School recess provides a daily opportunity for children to engage in physically active behaviours. However, few studies have investigated what factors may influence children's physical activity levels in this context. Such information may be important in the development and implementation of recess interventions. The aim of this study was to investigate the association between a range of recess variables and children's sedentary, moderate and vigorous physical activity in this context.


One hundred and twenty-eight children (39% boys) aged 9-10 years old from 8 elementary schools had their physical activity levels observed during school recess using the System for Observing Children's Activity and Relationships during Play (SOCARP). Playground variables data were also collected at this time. Multilevel prediction models identified variables that were significantly associated with children's sedentary, moderate and vigorous physical activity during recess.
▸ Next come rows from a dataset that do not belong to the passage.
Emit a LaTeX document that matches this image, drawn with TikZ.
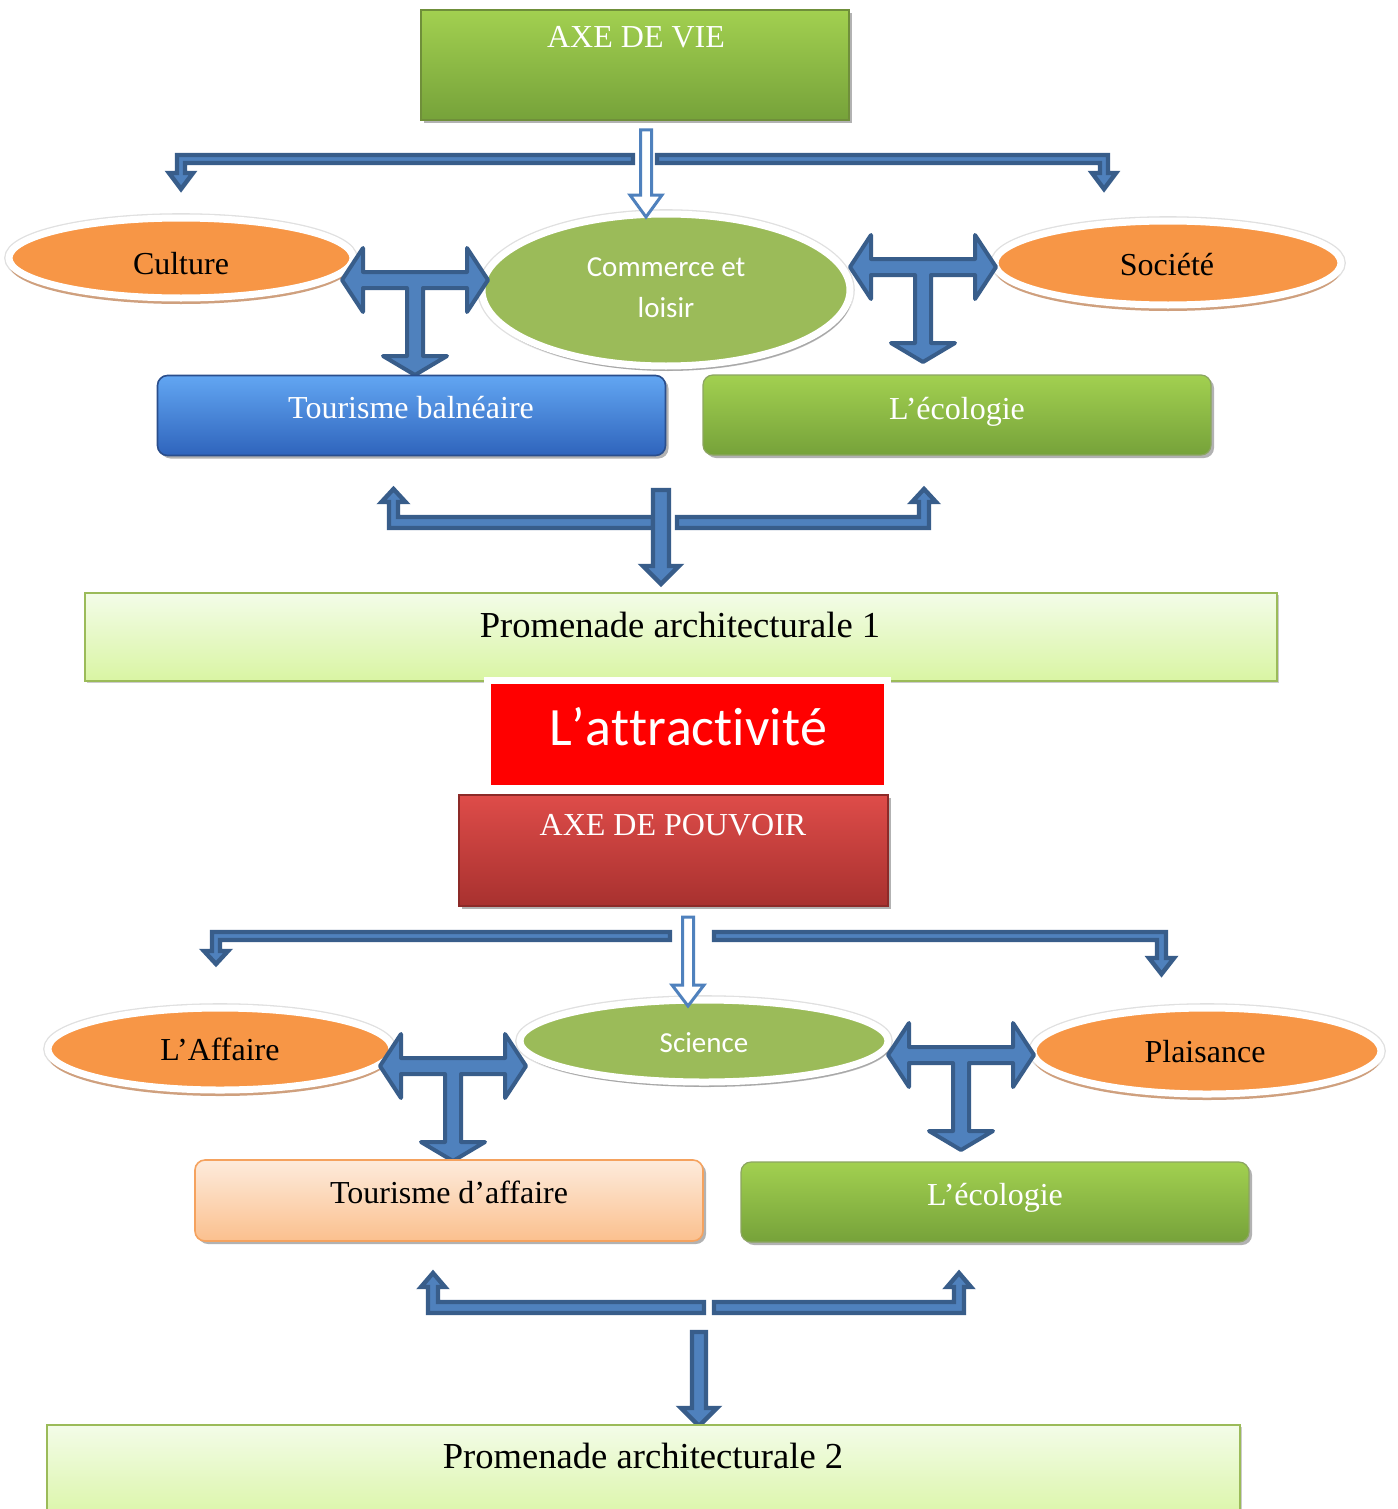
\documentclass[tikz,border=0pt]{standalone}
\usepackage{fontspec}
\setmainfont{Liberation Serif}
\newfontfamily\calib{Carlito}
\newfontfamily\calibwide[Kerning=Off,Ligatures={NoCommon}]{Carlito}
\usetikzlibrary{shapes.geometric,shadows}

\definecolor{arrFill}{HTML}{4F81BD}
\definecolor{arrLine}{HTML}{385D8A}
\definecolor{ovOrange}{HTML}{F79646}
\definecolor{ovTan}{HTML}{CFA07E}
\definecolor{ovGreen}{HTML}{9BBB59}
\definecolor{gTop}{HTML}{A2D050}
\definecolor{gBot}{HTML}{76A23A}
\definecolor{gLine}{HTML}{6F8F3A}
\definecolor{bTop}{HTML}{62A6F2}
\definecolor{bBot}{HTML}{2F64BC}
\definecolor{bLine}{HTML}{2A4E8C}
\definecolor{rTop}{HTML}{DE4C49}
\definecolor{rBot}{HTML}{A8312F}
\definecolor{rLine}{HTML}{8C2A28}
\definecolor{pTop}{HTML}{FDEBDC}
\definecolor{pBot}{HTML}{FBC08E}
\definecolor{pLine}{HTML}{F5A25E}
\definecolor{lTop}{HTML}{F3FCE8}
\definecolor{lBot}{HTML}{D9F5A3}
\definecolor{lLine}{HTML}{9BBB59}
\definecolor{attRed}{HTML}{FF0000}

\tikzset{
  box/.style={rectangle, inner sep=0pt, line width=0.6pt},
  softshadow/.style={drop shadow={shadow xshift=1.5pt, shadow yshift=-1.5pt, opacity=0.3, fill=black}},
  greenbox/.style={box, top color=gTop, bottom color=gBot, draw=gLine, softshadow},
  redbox/.style={box, top color=rTop, bottom color=rBot, draw=rLine, softshadow},
  bluebox/.style={box, rounded corners=5pt, top color=bTop, bottom color=bBot, draw=bLine, line width=0.8pt, softshadow},
  ecobox/.style={box, rounded corners=5pt, top color=gTop, bottom color=gBot, draw=gLine!80, softshadow},
  peachbox/.style={box, rounded corners=5pt, top color=pTop, bottom color=pBot, draw=pLine, line width=0.8pt, softshadow},
  limebox/.style={box, top color=lTop, bottom color=lBot, draw=lLine, line width=0.8pt,
    drop shadow={shadow xshift=1pt, shadow yshift=-1pt, opacity=0.2, fill=black}},
  attbox/.style={box, fill=attRed, draw=white, line width=3.5pt,
    drop shadow={shadow xshift=1pt, shadow yshift=-1.2pt, opacity=0.25, fill=black}},
  ovalbase/.style={ellipse, inner sep=0pt, draw=white, line width=3.5pt,
    preaction={draw=black!12, line width=4.8pt}},
  orangeoval/.style={ovalbase, fill=ovOrange,
    drop shadow={shadow xshift=0pt, shadow yshift=-3pt, opacity=1, fill=ovTan}},
  greenoval/.style={ovalbase, fill=ovGreen,
    drop shadow={shadow xshift=1pt, shadow yshift=-2.5pt, opacity=0.25, fill=black}},
  txt/.style={anchor=base, inner sep=0pt, font=\fontsize{16}{19}\selectfont},
  bigtxt/.style={anchor=base, inner sep=0pt, font=\fontsize{18.3}{21}\selectfont},
  sanstxt/.style={inner sep=0pt, text=white, align=center, font=\calib\fontsize{14.5}{20.5}\selectfont},
  thinarrow/.style={fill=arrFill, draw=arrLine, line width=2.2pt, line join=miter},
  hollowarrow/.style={fill=white, draw=arrFill, line width=1.5pt, line join=miter},
  tblock/.style={fill=arrFill, draw=arrLine, line width=2pt, line join=round},
  teearrow/.pic={
    \filldraw[tblock] (-73,0) -- (-52,-32) -- (-52,-8) -- (52,-8) -- (52,-32) -- (73,0)
      -- (52,32) -- (52,8) -- (8,8) -- (8,76) -- (32,76) -- (0,95) -- (-32,76)
      -- (-8,76) -- (-8,8) -- (-52,8) -- (-52,32) -- cycle;
  }
}

\begin{document}
\begin{tikzpicture}[x=0.5pt, y=-0.5pt]
\fill[white] (0,0) rectangle (1397,1509);
\path[use as bounding box] (0,0) rectangle (1397,1509);

% ---------------- Axe de vie ----------------
\node[greenbox, minimum width=214pt, minimum height=55pt] (axevie) at (635,65) {};
\node[txt, text=white] (axevie-t) at (636,48) {AXE DE VIE};

% branch arrows below the axis box
\filldraw[thinarrow] (633,155) -- (177,155) -- (177,173) -- (169,173) -- (181,189)
  -- (193,173) -- (185,173) -- (185,163) -- (633,163) -- cycle;
\filldraw[thinarrow] (657,155) -- (1108,155) -- (1108,173) -- (1116,173) -- (1104,189)
  -- (1092,173) -- (1100,173) -- (1100,163) -- (657,163) -- cycle;

% themes
\node[orangeoval, minimum width=172pt, minimum height=40pt] (culture) at (181,258) {};
\node[txt] (culture-t) at (181,274) {Culture};
\node[orangeoval, minimum width=173pt, minimum height=42pt] (societe) at (1168,263) {};
\node[txt] (societe-t) at (1167,275) {Société};
\node[greenoval, minimum width=184pt, minimum height=76pt] (commerce) at (666,290) {};
\node[sanstxt] (commerce-t) at (666,288) {Commerce et\\loisir};

\filldraw[hollowarrow] (640.5,130) -- (651.5,130) -- (651.5,195) -- (662,195) -- (646,217)
  -- (630,195) -- (640.5,195) -- cycle;

\pic at (415,280) {teearrow};
\pic at (923,267) {teearrow};

\node[bluebox, minimum width=254pt, minimum height=40pt] (balneaire) at (411.5,415.5) {};
\node[txt, text=white] (balneaire-t) at (411,418) {Tourisme balnéaire};
\node[ecobox, minimum width=254pt, minimum height=40pt] (eco1) at (957,415) {};
\node[txt, text=white] (eco1-t) at (957,419) {L’écologie};

% gathering arrows towards the first walk
\filldraw[thinarrow] (653,517) -- (398,517) -- (398,502) -- (405.5,502) -- (393.5,489)
  -- (381.5,502) -- (389,502) -- (389,528) -- (653,528) -- cycle;
\filldraw[thinarrow] (677,517) -- (919,517) -- (919,502) -- (912,502) -- (924,489)
  -- (936,502) -- (929,502) -- (929,528) -- (677,528) -- cycle;
\filldraw[thinarrow] (653,490) -- (669,490) -- (669,566) -- (679,566) -- (661,584)
  -- (643,566) -- (653,566) -- cycle;

\node[limebox, minimum width=596pt, minimum height=44pt] (prom1) at (681,637) {};
\node[bigtxt] (prom1-t) at (680,637) {Promenade architecturale 1};

% ---------------- central title ----------------
\node[attbox, minimum width=200pt, minimum height=54pt] (attract) at (687.5,734.5) {};
\node[anchor=base, inner sep=0pt, text=white, font=\calibwide\fontsize{27}{31}\selectfont]
  (attract-t) at (688,745) {L’attractivité};

% ---------------- Axe de pouvoir ----------------
\node[redbox, minimum width=214.5pt, minimum height=55.5pt] (axepouvoir) at (673.5,850.5) {};
\node[txt, text=white] (axepouvoir-t) at (673,835) {AXE DE POUVOIR};

\filldraw[thinarrow] (670,932) -- (212,932) -- (212,951) -- (204,951) -- (216,964)
  -- (228,951) -- (220,951) -- (220,940) -- (670,940) -- cycle;
\filldraw[thinarrow] (714,932) -- (1166,932) -- (1166,958) -- (1174,958) -- (1161.5,974)
  -- (1149,958) -- (1157,958) -- (1157,940) -- (714,940) -- cycle;

\node[orangeoval, minimum width=172pt, minimum height=41pt] (affaire) at (220,1049) {};
\node[txt] (affaire-t) at (220,1060) {L’Affaire};
\node[greenoval, minimum width=184pt, minimum height=41pt] (science) at (704,1041) {};
\node[sanstxt] (science-t) at (704,1043) {Science};
\node[orangeoval, minimum width=174pt, minimum height=43pt] (plaisance) at (1207,1051) {};
\node[txt] (plaisance-t) at (1205,1062) {Plaisance};

\filldraw[hollowarrow] (682.5,917) -- (693.5,917) -- (693.5,985) -- (704,985) -- (688,1006)
  -- (672,985) -- (682.5,985) -- cycle;

\pic at (453,1066) {teearrow};
\pic at (961,1055) {teearrow};

\node[peachbox, minimum width=254pt, minimum height=40.5pt] (taffaire) at (449,1200.5) {};
\node[txt] (taffaire-t) at (449,1203) {Tourisme d’affaire};
\node[ecobox, minimum width=254pt, minimum height=40pt] (eco2) at (995,1202) {};
\node[txt, text=white] (eco2-t) at (995,1205) {L’écologie};

% gathering arrows towards the second walk
\filldraw[thinarrow] (704,1302) -- (438,1302) -- (438,1287) -- (445,1287) -- (433,1273)
  -- (421,1287) -- (428,1287) -- (428,1313) -- (704,1313) -- cycle;
\filldraw[thinarrow] (714,1302) -- (954,1302) -- (954,1287) -- (947,1287) -- (959,1273)
  -- (971,1287) -- (964,1287) -- (964,1313) -- (714,1313) -- cycle;
\filldraw[thinarrow] (692,1332) -- (706,1332) -- (706,1408) -- (717,1408) -- (699,1426)
  -- (681,1408) -- (692,1408) -- cycle;

\node[limebox, minimum width=596.5pt, minimum height=50pt] (prom2) at (643.5,1475) {};
\node[bigtxt] (prom2-t) at (643,1468) {Promenade architecturale 2};
\end{tikzpicture}
\end{document}
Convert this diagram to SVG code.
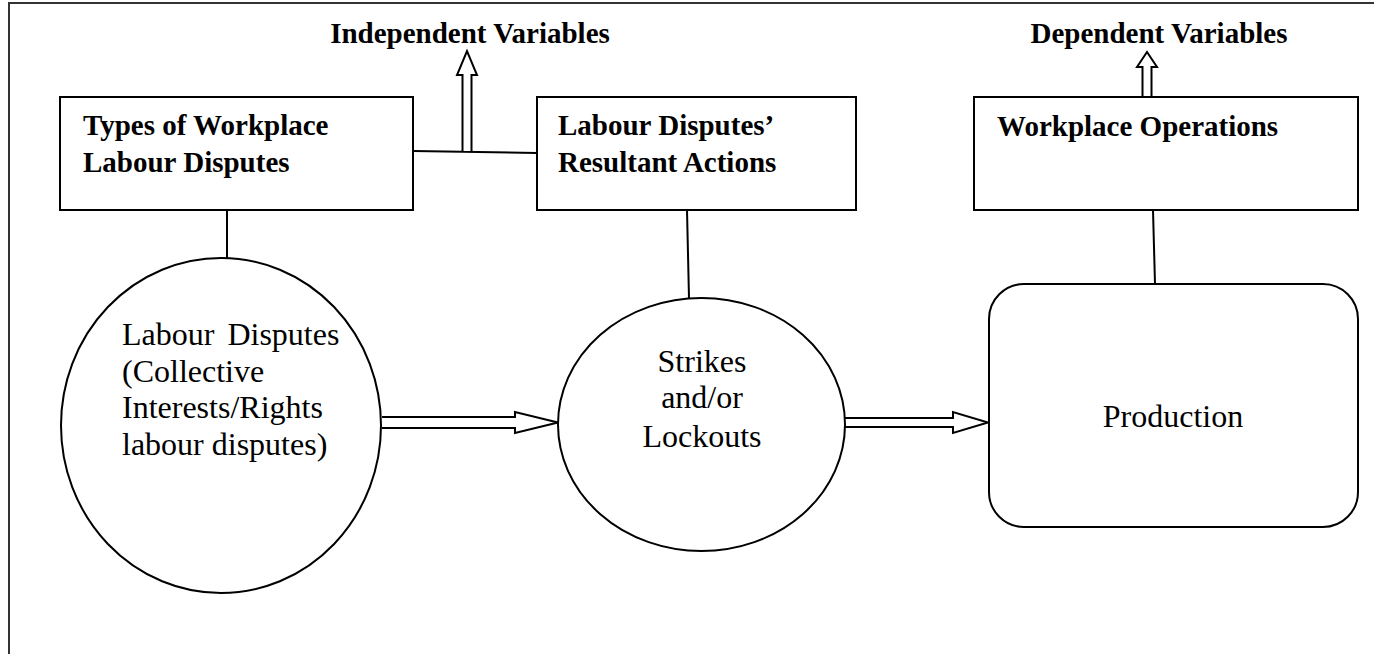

Girls engaged in 13.8% more sedentary activity and 8.2% less vigorous activity than boys during recess. Children with no equipment provision during recess engaged in more sedentary activity and less moderate activity than children provided with equipment. In addition, as play space per child increased, sedentary activity decreased and vigorous activity increased. Temperature was a significant negatively associated with vigorous activity.


Modifiable and unmodifiable factors were associated with children's sedentary, moderate and vigorous physical activity during recess. Providing portable equipment and specifying areas for activities that dominate the elementary school playground during recess may be two approaches to increase recess physical activity levels, though further research is needed to evaluate the short and long-term impact of such strategies.